The annual pruning ensures a healthy rose bush. It is the choice to treat the plant with loving care, moving its energies into the truest, most stable core of it aliveness. So it can grow strong and vibrant, and bloom again, magnificently, under the care and tutelage of the gardener.
How appropriate Mother Nature would orchestrate the best time to do such pruning, which is in the winter. During the winter nature slows down, moves energies inward to gather vitality for a new season of growth and blooming.
You know this question is coming. What needs pruning in your life right now? What is overgrown, dead, crossing paths with other parts of your life? What is sucking the energy from your true mission and purpose? What old beliefs no longer serve you?
It’s the time of pruning.
It’s the time to trust the process. To go within and ask for guidance. Spend time in the silence and ask for answers to what you can let go of now. A price you may have to pay for a larger blooming in the spring. Trust still.
Remember in all things, self-compassion. Letting go is an act of self-love. It is an honoring of the truth and beauty of who you are at the core of your beingness. The gardener, at least most of them I’ve encountered including myself, loves his or her rose bushes. It can be a love/hate relationship as they take a whole lot of care. Sometimes we feel the same about ourselves. It’s all good. The reward is great. The reward is the blooming of such loveliness it can take your breath away.
You are worth this effort. You are.
In the depths of you is a beauty, a magnificence, a splendor only you can bloom. Only you can do this work. This is the great gift.

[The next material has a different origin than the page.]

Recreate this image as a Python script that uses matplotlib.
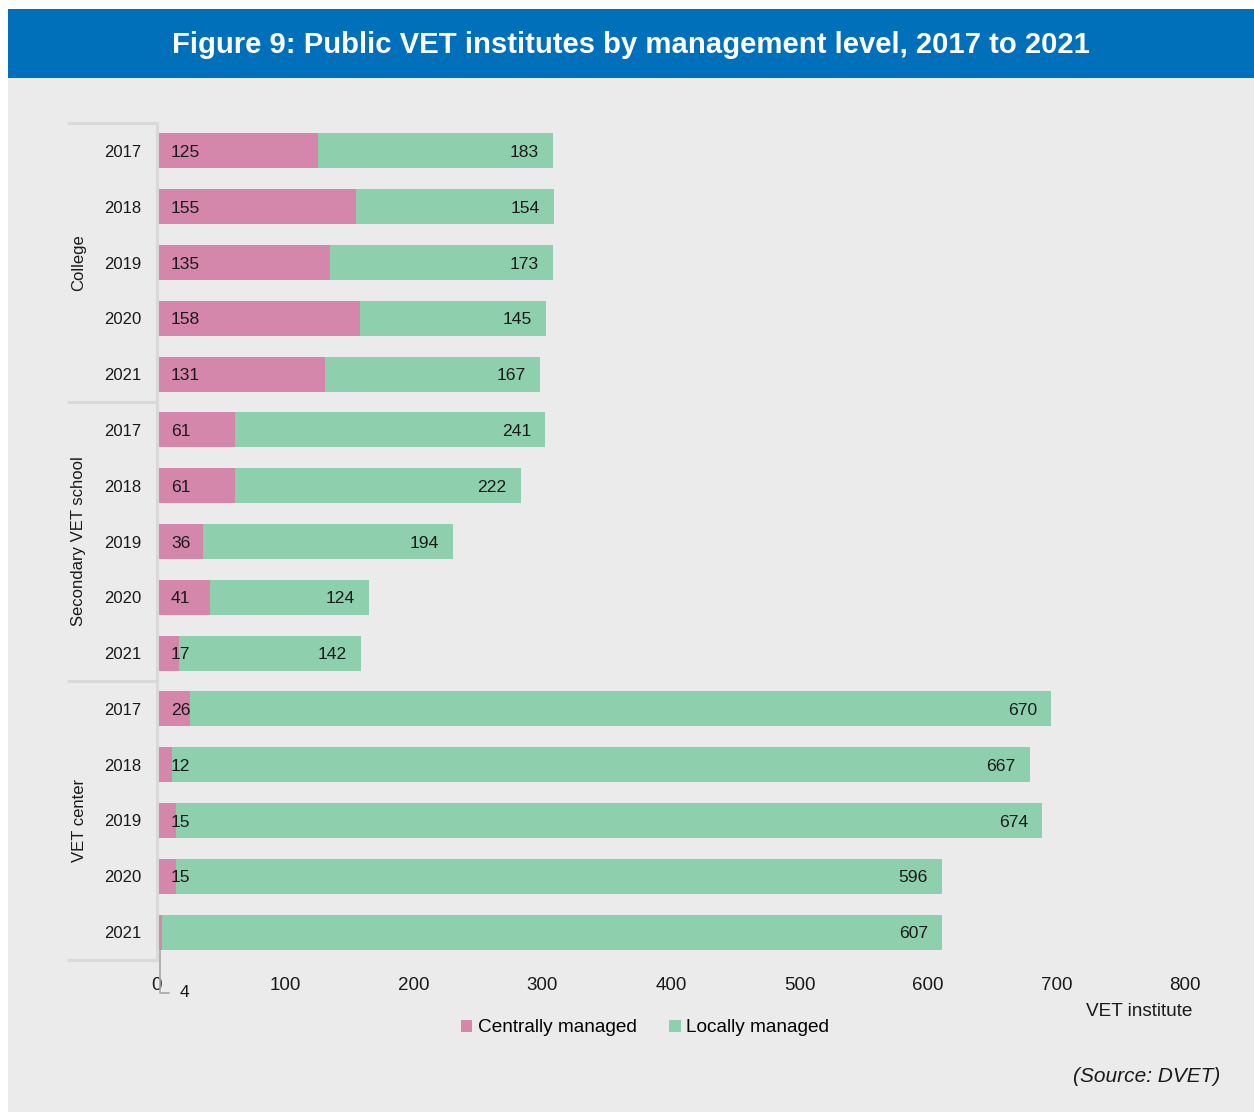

We can and must surround ourselves with all the sun, water, air, ground, nurturing required to bloom brightly. But at the core, we each do our own soul gardening. We each work with Life itself to bloom the gift we are here to bring.
In love, self-compassion and great care, I invite you to prune.
AFFIRMATION
With deep self-compassion and honoring, I open myself to guidance. I open to that still, small voice of my soul. I accept guidance to know what no longer serves me. I accept guidance to see clearly that which can be released, any and all things sapping my energy for growth authentic to my unique splendor. I trust and know this pruning in my life is done with ease and grace. For this grace, I am grateful. For my own blooming, I am in awe of this gift of Life in, through and as me.